→ **Provided data**:
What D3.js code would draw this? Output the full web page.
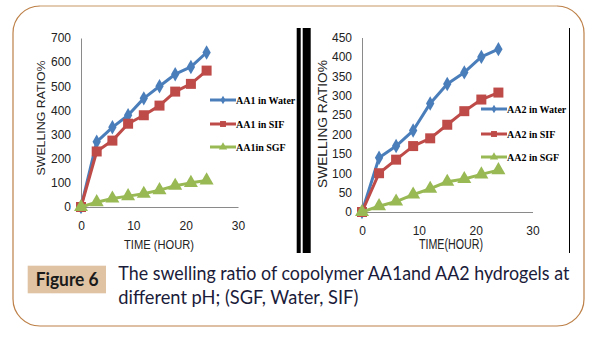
<!DOCTYPE html>
<html>
<head>
<meta charset="utf-8">
<script src="https://cdn.jsdelivr.net/npm/d3@7"></script>
<style>
  body { margin: 0; background: #fff; }
  svg { display: block; }
</style>
</head>
<body>
<div id="container"></div>
<script>
// sampling times (hours), shared by both panels
let hours = [0, 3, 6, 9, 12, 15, 18, 21, 24];

// AA1 swelling ratio (%)
let aa1Water = [0, 270, 330, 380, 450, 500, 550, 580, 640];
let aa1SIF   = [0, 230, 275, 345, 380, 420, 478, 510, 565];
let aa1SGF   = [0, 20, 35, 45, 55, 70, 88, 100, 110];

// AA2 swelling ratio (%)
let aa2Water = [0, 140, 170, 210, 280, 330, 360, 400, 420];
let aa2SIF   = [0, 100, 135, 170, 190, 225, 260, 290, 308];
let aa2SGF   = [0, 15, 27, 45, 60, 78, 85, 97, 108];

let xTicks = [0, 10, 20, 30];
let aa1YTicks = [0, 100, 200, 300, 400, 500, 600, 700];
let aa2YTicks = [0, 50, 100, 150, 200, 250, 300, 350, 400, 450];

let aa1Names = ["AA1 in Water", "AA1 in SIF", "AA1in SGF"];
let aa2Names = ["AA2 in Water", "AA2 in SIF", "AA2 in SGF"];

let colors = ["#4a7ebb", "#be4b48", "#98b954"];
let shapes = [d3.symbolDiamond, d3.symbolSquare, d3.symbolTriangle];
let sizes = [60, 100, 85];

let width = 608, height = 341;

let svg = d3.select("div#container").append("svg")
  .attr("width", width)
  .attr("height", height);

svg.append("rect").attr("width", width).attr("height", height).attr("fill", "#fff");

// rounded frame
svg.append("rect")
  .attr("x", 13).attr("y", 6)
  .attr("width", 571).attr("height", 320)
  .attr("rx", 27).attr("ry", 27)
  .attr("fill", "none")
  .attr("stroke", "#bd8048")
  .attr("stroke-width", 1.2);
// lighter top edge
svg.append("line")
  .attr("x1", 40).attr("x2", 557).attr("y1", 6).attr("y2", 6)
  .attr("stroke", "#e3cbb2").attr("stroke-width", 2);

// separators between panels
svg.append("rect").attr("x", 296.7).attr("y", 28).attr("width", 4).attr("height", 225).attr("fill", "#000");
svg.append("rect").attr("x", 302.7).attr("y", 28).attr("width", 8).attr("height", 225).attr("fill", "#000");
svg.append("line").attr("x1", 569.5).attr("x2", 569.5).attr("y1", 28).attr("y2", 253)
  .attr("stroke", "#000").attr("stroke-width", 1);

function drawPanel(opt) {
  let xScale = d3.scaleLinear().domain([0, 30]).range([opt.x0, opt.x1]);
  let yScale = d3.scaleLinear().domain([0, opt.yMax]).range([opt.y0, opt.y1]);
  let g = svg.append("g");

  // axes
  let xAxis = g.append("g")
    .attr("transform", "translate(0," + opt.y0 + ")")
    .call(d3.axisBottom(xScale).tickValues(xTicks).tickSize(0).tickPadding(opt.xPad));
  let yAxis = g.append("g")
    .attr("transform", "translate(" + opt.x0 + ",0)")
    .call(d3.axisLeft(yScale).tickValues(opt.yTicks).tickSize(0).tickPadding(10));
  [xAxis, yAxis].forEach(function (a) {
    a.select(".domain").attr("stroke", "#8a8a8a").attr("stroke-width", 1);
    a.selectAll("text")
      .attr("fill", "#222")
      .style("font-family", "'Liberation Sans', Arial, sans-serif")
      .style("font-size", opt.tickSize + "px");
  });

  // series
  opt.series.forEach(function (vals, i) {
    let pts = hours.map((h, k) => [h, vals[k]]);
    let line = d3.line().x(d => xScale(d[0])).y(d => yScale(d[1]));
    g.append("path")
      .attr("d", line(pts))
      .attr("fill", "none")
      .attr("stroke", colors[i])
      .attr("stroke-width", 3)
      .attr("stroke-linejoin", "round");
    g.selectAll(null).data(pts).enter().append("path")
      .attr("d", d3.symbol().type(shapes[i]).size(sizes[i]))
      .attr("transform", d => "translate(" + xScale(d[0]) + "," + yScale(d[1]) + ")")
      .attr("fill", colors[i]);
  });

  // axis titles
  g.append("text")
    .attr("transform", "translate(" + opt.yTitleX + "," + opt.yTitleY + ") rotate(-90)")
    .attr("text-anchor", "middle")
    .attr("textLength", opt.yTitleLen)
    .attr("lengthAdjust", "spacingAndGlyphs")
    .style("font-family", "'Liberation Sans', Arial, sans-serif")
    .style("font-size", opt.titleSize + "px")
    .attr("fill", "#222")
    .text("SWELLING RATIO%");
  g.append("text")
    .attr("x", opt.xTitleX).attr("y", 249)
    .attr("text-anchor", "middle")
    .attr("textLength", opt.xTitleLen)
    .attr("lengthAdjust", "spacingAndGlyphs")
    .style("font-family", "'Liberation Sans', Arial, sans-serif")
    .style("font-size", opt.titleSize + 1 + "px")
    .attr("fill", "#222")
    .text(opt.xTitle);

  // legend
  opt.names.forEach(function (name, i) {
    let ly = opt.legY[i];
    g.append("line")
      .attr("x1", opt.legX).attr("x2", opt.legX + 26)
      .attr("y1", ly).attr("y2", ly)
      .attr("stroke", colors[i]).attr("stroke-width", 3);
    g.append("path")
      .attr("d", d3.symbol().type(shapes[i]).size(sizes[i] * 0.35))
      .attr("transform", "translate(" + (opt.legX + 13) + "," + ly + ")")
      .attr("fill", colors[i]);
    g.append("text")
      .attr("x", opt.legX + 26).attr("y", ly + 3.5)
      .style("font-family", "'Liberation Serif', 'Times New Roman', serif")
      .style("font-weight", "bold")
      .style("font-size", "10px")
      .attr("fill", "#000")
      .text(name);
  });
}

drawPanel({
  x0: 81, x1: 238, y0: 207, y1: 38, yMax: 700, yTicks: aa1YTicks,
  series: [aa1Water, aa1SIF, aa1SGF], names: aa1Names,
  tickSize: 12, xPad: 14, titleSize: 11.5,
  yTitleX: 45, yTitleY: 118, yTitleLen: 115,
  xTitle: "TIME (HOUR)", xTitleX: 159, xTitleLen: 70,
  legX: 210, legY: [100, 124, 147]
});

drawPanel({
  x0: 362, x1: 532.5, y0: 212, y1: 37.5, yMax: 450, yTicks: aa2YTicks,
  series: [aa2Water, aa2SIF, aa2SGF], names: aa2Names,
  tickSize: 12, xPad: 14, titleSize: 13,
  yTitleX: 327, yTitleY: 124, yTitleLen: 128,
  xTitle: "TIME(HOUR)", xTitleX: 451, xTitleLen: 64,
  legX: 481, legY: [109, 134, 157]
});

// caption
svg.append("rect")
  .attr("x", 27.7).attr("y", 265.7)
  .attr("width", 78.3).attr("height", 27.6)
  .attr("fill", "#dfc3a3");
svg.append("text")
  .attr("x", 35.7).attr("y", 286)
  .attr("textLength", 63)
  .attr("lengthAdjust", "spacingAndGlyphs")
  .style("font-family", "Lato, 'Open Sans', sans-serif")
  .style("font-weight", "bold")
  .style("font-size", "18px")
  .attr("fill", "#1a1a1a")
  .text("Figure 6");
svg.append("text")
  .attr("x", 118.3).attr("y", 280)
  .attr("textLength", 451)
  .attr("lengthAdjust", "spacingAndGlyphs")
  .style("font-family", "Lato, 'Open Sans', sans-serif")
  .style("font-size", "18.5px")
  .attr("fill", "#1b1b3a")
  .text("The swelling ratio of copolymer AA1and AA2 hydrogels at");
svg.append("text")
  .attr("x", 118.3).attr("y", 304)
  .attr("textLength", 240)
  .attr("lengthAdjust", "spacingAndGlyphs")
  .style("font-family", "Lato, 'Open Sans', sans-serif")
  .style("font-size", "18.5px")
  .attr("fill", "#1b1b3a")
  .text("different pH; (SGF, Water, SIF)");
</script>
</body>
</html>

→ **Short task**: Repeat the listing above exactly from its first line to the line containing "let hours = [0, 3, 6, 9, 12, 15, 18, 21, 24];", both included, and omit the pictures.

→ **Response below**:
What D3.js code would draw this? Output the full web page.
<!DOCTYPE html>
<html>
<head>
<meta charset="utf-8">
<script src="https://cdn.jsdelivr.net/npm/d3@7"></script>
<style>
  body { margin: 0; background: #fff; }
  svg { display: block; }
</style>
</head>
<body>
<div id="container"></div>
<script>
// sampling times (hours), shared by both panels
let hours = [0, 3, 6, 9, 12, 15, 18, 21, 24];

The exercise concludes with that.